Некоторые историки возводят национальное сознание России к XVII в. или, по крайней мере, к Петровской эпохе. Например, Майкл Чернявский доказывает, что во время раскола Церкви в конце XVII в. и реформ Петра I возникло двойственное сознание: во-первых, сознание европеизирующегося мелкопоместного дворянства, которое отождествляло себя с Россией и считало свои дела «русскими по определению», и, во-вторых, сознание староверов и крестьян в целом, которые «начали нарочно носить бороды, традиционную одежду и соблюдать старинные обряды — создавая, в ответ, свою собственную русскую идентичность»{97}. С этой точки зрения, «национальное сознание возникло как народная реакция на само-идентичность абсолютистского государства, угрожая всему, что бросает ему вызов, — абсолютистское сознание царя, империя и православие — исключением из русской самоидентичности{98}. Но, внося важную коррективу, Джеймс Крэкрафт замечает, что многое в реакции на реформы Никона и Петра не конституировало ксенофобию или национальное сознание, а было скорее «мучительным противодействием модели поведения, совершавшей великое насилие над остающимся в основе своей религиозным мировоззрением»{99}. В разных социальных группах и между ними шла борьба идей о том, что конституирует Россию и русских, возникала беспорядочная, изменчивая, бессистемная череда попыток самоопределения, в которой религиозные и этнокультурные различия перекрывали и усиливали друг друга. Русские все так же отождествлялись с православными христианами, равно как и с населением царского государства. По мере того как государство утрачивало традиционный этнорелигиозный смысл общности, на смену которому приходил неэтнический, космополитический смысл европейской политической цивилизации, люди разрывались между этими двумя толкованиями русской общности. К XVIII в. Россия стала империей в многочисленных смыслах великого государства, правитель которого осуществлял полную, абсолютную верховную власть над разными территориями и подданными. Его теоретики сознательно отождествляли это государственное устройство с языком и образностью былых империй. Петр Великий создал образ императора как героя и бога, того, кто возвышался над остальными людьми и трудился на общее благо своих подданных{100}.

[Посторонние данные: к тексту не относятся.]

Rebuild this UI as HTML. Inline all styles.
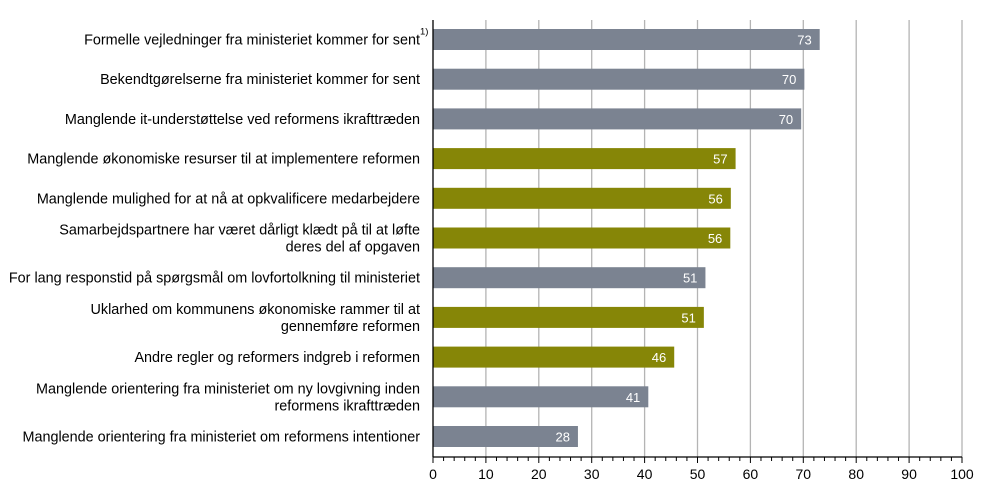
<!DOCTYPE html>
<html><head><meta charset="utf-8"><style>
body{margin:0;background:#fff;}
svg text{font-family:"Liberation Sans",Arial,sans-serif;}
</style></head><body>
<svg width="991" height="497" xmlns="http://www.w3.org/2000/svg">
<g id="grid"></g><g id="bars"></g><g id="axis"></g><g id="labels"></g>
</svg>
<script>
const categories=[
["Formelle vejledninger fra ministeriet kommer for sent"],
["Bekendtgørelserne fra ministeriet kommer for sent"],
["Manglende it-understøttelse ved reformens ikrafttræden"],
["Manglende økonomiske resurser til at implementere reformen"],
["Manglende mulighed for at nå at opkvalificere medarbejdere"],
["Samarbejdspartnere har været dårligt klædt på til at løfte","deres del af opgaven"],
["For lang responstid på spørgsmål om lovfortolkning til ministeriet"],
["Uklarhed om kommunens økonomiske rammer til at","gennemføre reformen"],
["Andre regler og reformers indgreb i reformen"],
["Manglende orientering fra ministeriet om ny lovgivning inden","reformens ikrafttræden"],
["Manglende orientering fra ministeriet om reformens intentioner"]];
const values=[73.1,70.2,69.6,57.2,56.3,56.2,51.5,51.2,45.6,40.7,27.4];
const printed=["73","70","70","57","56","56","51","51","46","41","28"];
const groups=["gray","gray","gray","olive","olive","olive","gray","olive","olive","gray","gray"];
const ticks=[0,10,20,30,40,50,60,70,80,90,100];
const NS="http://www.w3.org/2000/svg";
const x0=433,pxu=5.29,top0=20,axisY=457,rowH=39.7,row0=39.5,barH=21;
const xs=v=>x0+v*pxu, ys=i=>row0+i*rowH;
function mk(t,a,p){const e=document.createElementNS(NS,t);for(const k in a)e.setAttribute(k,a[k]);p.appendChild(e);return e;}
const G=document.getElementById('grid'),B=document.getElementById('bars'),A=document.getElementById('axis'),L=document.getElementById('labels');
ticks.forEach(t=>{if(t>0){const g=mk('line',{x1:xs(t),x2:xs(t),y1:top0,y2:axisY,stroke:'#b4b4b4','stroke-width':1.3},G);

}
const tl=mk('text',{x:xs(t),y:479,'text-anchor':'middle','font-size':14,fill:'#000'},A);tl.textContent=t;

});
mk('line',{x1:x0,x2:x0,y1:top0,y2:axisY,stroke:'#000','stroke-width':1.3},A);
const ax=mk('line',{x1:x0,x2:xs(100),y1:axisY,y2:axisY,stroke:'#000','stroke-width':1.3},A);


for(let t=0;t<=100;t+=2){mk('line',{x1:xs(t),x2:xs(t),y1:axisY,y2:axisY+(t%10==0?6:4),stroke:'#000','stroke-width':1},A);}
values.forEach((v,i)=>{const c=groups[i]=='gray'?'#7b8391':'#868607';
const r=mk('rect',{x:x0,y:ys(i)-barH/2,width:xs(v)-x0,height:barH,fill:c},B);


const vt=mk('text',{x:xs(v)-8,y:ys(i)+5,'text-anchor':'end','font-size':13,fill:'#fff'},B);vt.textContent=printed[i];


const lines=categories[i];
lines.forEach((s,j)=>{const y=ys(i)+5-(lines.length-1)*8.5+j*17;
const lt=mk('text',{x:420,y:y,'text-anchor':'end','font-size':14.4,fill:'#000'},L);lt.textContent=s;

});});
const fn=mk('text',{x:420,y:ys(0)-5,'font-size':9.5,fill:'#000'},L);fn.textContent="1)";


</script>
</body></html>
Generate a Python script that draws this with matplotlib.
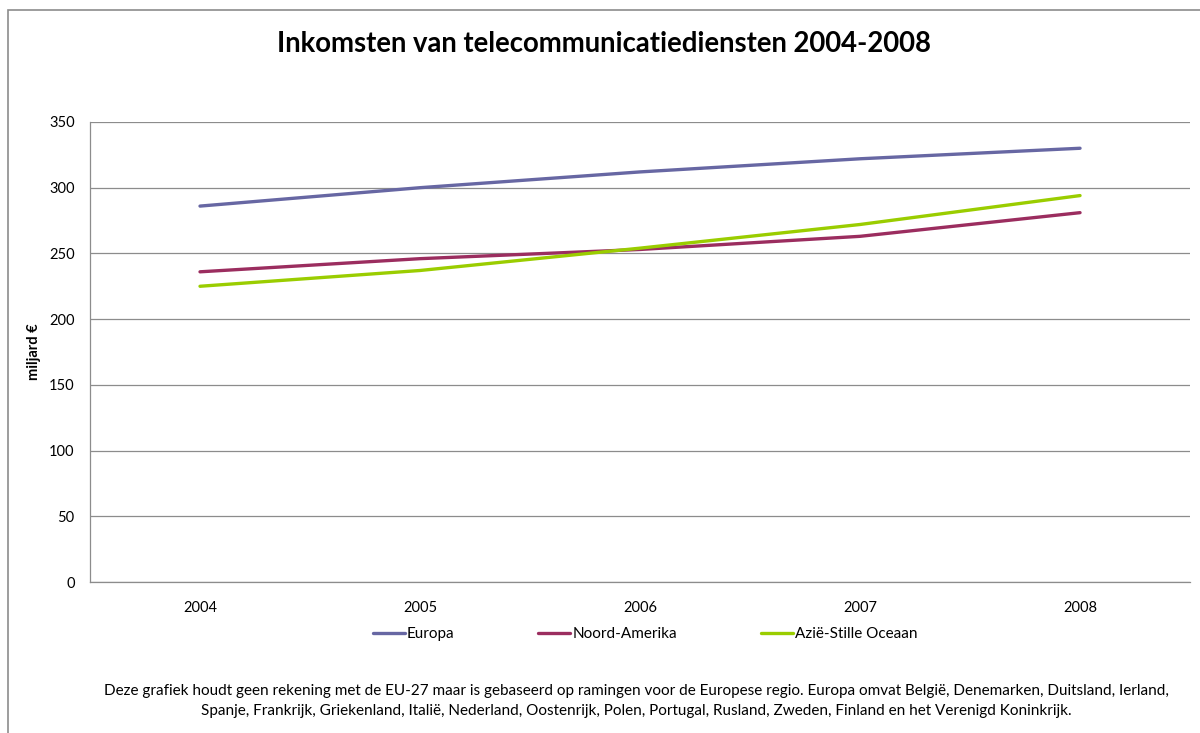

Он оставил своим преемникам, четверо из которых были женщины, стабильный и надежный правящий класс аристократов. Несмотря на несколько переворотов или их попыток, царь и дворянство помогали друг другу в духе симбиоза, в котором интересы императорского двора и дворянства принимали очертания общего процветания страны{101}. Монархи XVIII в. сочетали в себе завоевателей и восстановителей, в то же время сохраняя и крепостничество, и дворян-крепостников{102}. В этом космополитическом мире этничность и религия считались вторичными по отношению к тому, родился ли человек привилегированным или нет.
Хотя многие специалисты, и особенно Ханс Роггер, пишут о национальном сознании в России XVIII в., идентификация с Россией, по крайней мере среди дворянства и образованного населения, в основном заключалась в чувстве государственного патриотизма, т. е., скорее отождествлялась с государством и его правителем, чем с нацией, более широкой политической общностью, мыслящейся отдельно от государства. Как доказывает Синтия Хайла Уиттейкер, сорок пять историков-непрофессионалов в России XVIII в. занимались тем, что заменяли религиозное обоснование самодержавия новым мирским, основанным на династическом континуитете, динамизме правителя, его (или ее) заботе о процветании народа, или превосходстве самодержавия над альтернативными формами правления{103}. И хотя некоторые историки, в частности Василий Татищев (1686–1750), утверждали, что между царем и народом изначально был подделан договор, но даже они верили, что, раз такое соглашение существовало, его нельзя было «никому нарушить»{104}. Правители поручали историкам обличать «ложь» и «фальшь», распространяемые иностранцами. Вероятно, русские на любом социальном уровне обладали чувством национальной принадлежности, создававшей позитивный или негативный контраст между всем русским и немецким, польским или французским. Русские авторы, как и все европейские, отмечали национальные особенности или сосредотачивались на том, что можно было бы назвать «национальным характером» — то, чем занимались деятели эпохи Просвещения, от Вольтера и Монтескье до Иоганна Готфрида фон Гердера и Иоганна Блюменбаха.
О такой чувствительности к различиям свидетельствует сопротивление, оказываемое возмущенными русскими дворянами иностранцам, которые продвигались слишком высоко по государственной службе. Когда этот закон был нарушен во время правления Анны, русские дворяне протестовали против появления немецких баронов в окружении императрицы. Здесь патриотизм был не только способом защиты привилегии и отбивания охоты борьбы за власть, но и в более позитивном смысле, выработки сплоченности внутри одной группы против другой. Сознательная реакция против германофилии Анны или Петра III, коронации Елизаветы и Екатерины II мыслилась актами реставрации, возрождавшими славу Петра Великого.